Parents’ smoking increases children’s risk of bronchitis

Pamela Egan Practical Practitioner

By: Pamela Egan, FNP-C CDE


Parents’ smoking increases children’s risk of bronchitis

I just returned from a holiday in Ireland. While reading an article in the Irish Independent, it was interesting to note a disturbing new study. “Parents who smoke are directly causing increased levels of bronchitis in their teen-age children.”

Reportedly, one sixth of lung cancer cases in non-smoking adults can be attributed to cigarette smoke exposure in childhood and adolescence.

Now, researchers in the Department of Respiratory Medicine in St. James’s Hospital in Dublin have discovered levels of bronchitis in children as young as 13 which are linked to being exposed to passive smoking, mostly by their parents.

Lung growth and development in children are adversely affected by passive smoking, and it has been estimated that in children whose parents smoke, the dose of nicotine is “equivalent to the children themselves actively smoking 20-80 cigarettes a year.”

The study of over 3,000 teen-agers found 19 percent actively smoked, with significantly more girls taking up the habit than boys.

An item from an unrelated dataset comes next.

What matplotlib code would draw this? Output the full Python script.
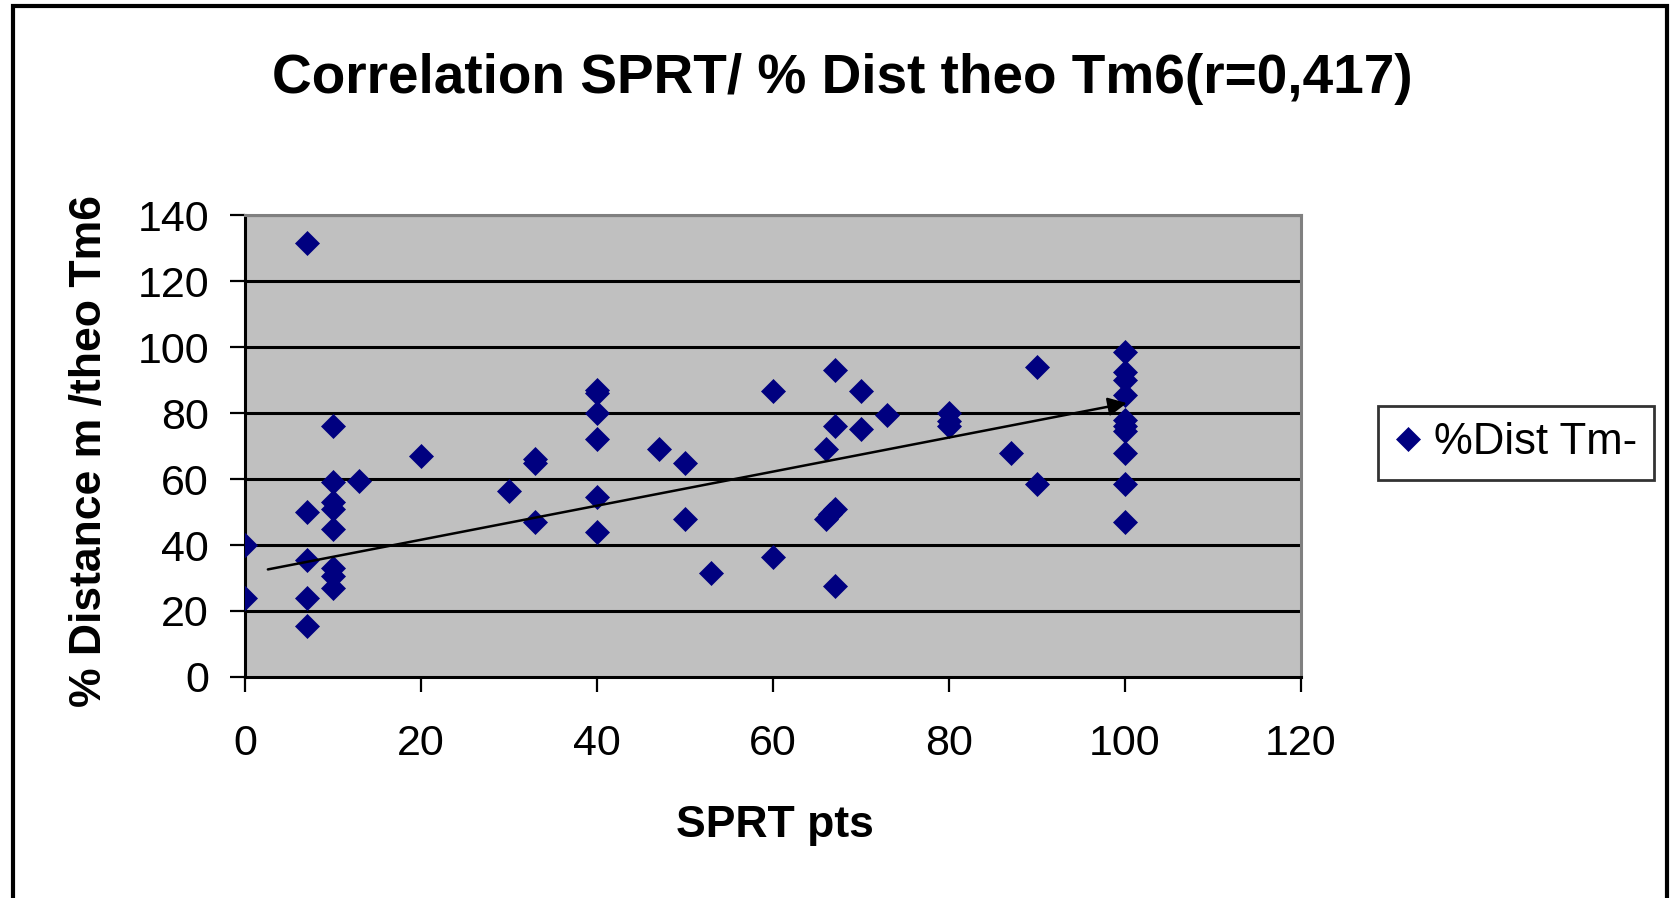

There was an increased incidence of bronchitis among these young smokers but symptoms were also present in a percentage of youngsters who were inhaling second hand smoke. The study was carried out in 1995 and repeated in 1998 and it showed continued high levels of smoking among the teen-agers. “The reasons for this is unclear, however a high level of parental smoking may play an important factor as it has been shown to be associated with increased levels of adolescent smoking,” the study states.

Of 989 non-smoking teen-agers exposed to passive smoking in the 1998 study, 88.9 percent were exposed to their parents’ cigarettes, with the remainder due to other relatives, the Irish Medical Journal reported. It pointed out that it is likely that some of the smokers are also exposed to passive smoking in the home and this may have an additional effect on bronchitis symptoms development. The report also noted that “for smokers of half to one packet per day the risk of developing bronchitis is 40-50 percent and at two packs per day the risk is 70-80 percent. The findings also raise fears about the development of chronic obstructive pulmonary disease in later life. The authors expressed concern about the increase in smoking among females as airway function ill-effects are more prominent in females, and smoking while pregnant can have effects on the baby in the womb.

“The results of this study of significantly increased levels of bronchitis in young teen-age smokers refutes the misconception that bronchitis develops many years after starting the smoking habit.”

The authors added, “in addition, the higher level of bronchitis symptoms in non-smoking children exposed to passive smoking is also of concern and would support the public health advice that no smoke exposure is best.”

I’ll end with my age-old advice. If you smoke and have children, “don’t smoke in the house!